_Information shown_:
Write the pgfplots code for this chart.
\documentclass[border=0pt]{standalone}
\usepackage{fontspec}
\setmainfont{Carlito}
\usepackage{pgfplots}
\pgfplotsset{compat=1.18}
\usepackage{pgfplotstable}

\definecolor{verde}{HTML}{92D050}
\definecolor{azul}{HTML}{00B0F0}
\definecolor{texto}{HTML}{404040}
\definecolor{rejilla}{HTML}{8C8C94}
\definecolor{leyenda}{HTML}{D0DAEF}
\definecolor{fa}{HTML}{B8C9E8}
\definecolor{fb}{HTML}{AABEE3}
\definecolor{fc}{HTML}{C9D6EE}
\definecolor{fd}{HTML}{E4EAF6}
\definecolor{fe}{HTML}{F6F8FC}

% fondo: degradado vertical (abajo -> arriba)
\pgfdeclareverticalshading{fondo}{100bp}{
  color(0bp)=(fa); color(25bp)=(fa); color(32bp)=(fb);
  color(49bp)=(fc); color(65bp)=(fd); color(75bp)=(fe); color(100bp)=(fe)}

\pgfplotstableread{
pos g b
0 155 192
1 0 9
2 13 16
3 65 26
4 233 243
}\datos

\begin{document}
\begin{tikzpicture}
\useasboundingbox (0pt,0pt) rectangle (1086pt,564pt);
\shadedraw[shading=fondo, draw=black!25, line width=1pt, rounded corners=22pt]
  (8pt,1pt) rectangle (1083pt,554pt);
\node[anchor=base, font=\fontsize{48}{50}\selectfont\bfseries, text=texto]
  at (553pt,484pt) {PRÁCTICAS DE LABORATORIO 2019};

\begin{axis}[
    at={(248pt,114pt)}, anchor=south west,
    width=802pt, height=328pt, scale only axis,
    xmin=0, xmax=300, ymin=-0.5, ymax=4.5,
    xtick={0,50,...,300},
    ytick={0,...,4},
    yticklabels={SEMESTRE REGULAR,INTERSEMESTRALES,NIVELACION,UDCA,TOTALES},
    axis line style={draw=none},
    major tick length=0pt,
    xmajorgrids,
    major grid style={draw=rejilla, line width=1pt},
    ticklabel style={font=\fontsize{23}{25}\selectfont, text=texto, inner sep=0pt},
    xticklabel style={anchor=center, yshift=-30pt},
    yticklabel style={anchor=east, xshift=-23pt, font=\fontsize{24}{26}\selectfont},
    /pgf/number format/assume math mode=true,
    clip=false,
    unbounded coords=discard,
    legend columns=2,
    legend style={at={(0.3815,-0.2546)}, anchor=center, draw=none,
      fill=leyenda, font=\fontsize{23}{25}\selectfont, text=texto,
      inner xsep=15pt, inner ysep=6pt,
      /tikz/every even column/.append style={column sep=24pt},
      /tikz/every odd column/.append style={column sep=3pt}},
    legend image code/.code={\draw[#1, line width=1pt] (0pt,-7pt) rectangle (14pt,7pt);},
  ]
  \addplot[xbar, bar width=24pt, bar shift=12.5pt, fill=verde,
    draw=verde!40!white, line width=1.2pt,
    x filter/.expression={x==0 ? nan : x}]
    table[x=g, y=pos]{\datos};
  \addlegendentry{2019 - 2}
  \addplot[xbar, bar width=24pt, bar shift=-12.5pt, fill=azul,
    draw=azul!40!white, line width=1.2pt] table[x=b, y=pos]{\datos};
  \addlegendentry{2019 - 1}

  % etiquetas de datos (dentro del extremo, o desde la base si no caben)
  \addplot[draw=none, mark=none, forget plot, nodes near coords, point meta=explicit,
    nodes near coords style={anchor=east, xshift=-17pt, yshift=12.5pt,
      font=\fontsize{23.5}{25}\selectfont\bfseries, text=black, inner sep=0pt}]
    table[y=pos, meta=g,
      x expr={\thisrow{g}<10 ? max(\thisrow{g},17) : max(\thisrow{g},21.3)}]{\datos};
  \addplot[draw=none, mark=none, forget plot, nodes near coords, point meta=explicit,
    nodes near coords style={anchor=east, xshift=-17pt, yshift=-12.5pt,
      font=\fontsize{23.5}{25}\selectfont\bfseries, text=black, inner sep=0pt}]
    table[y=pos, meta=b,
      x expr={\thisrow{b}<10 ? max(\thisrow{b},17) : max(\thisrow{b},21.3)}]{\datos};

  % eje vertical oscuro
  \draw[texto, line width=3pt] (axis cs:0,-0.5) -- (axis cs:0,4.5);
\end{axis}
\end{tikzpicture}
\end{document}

_Written exercise_:
Out of the material above, gather each line where "code" appears.

_Output of the exercise_:
Write the pgfplots code for this chart.
    legend image code/.code={\draw[#1, line width=1pt] (0pt,-7pt) rectangle (14pt,7pt);},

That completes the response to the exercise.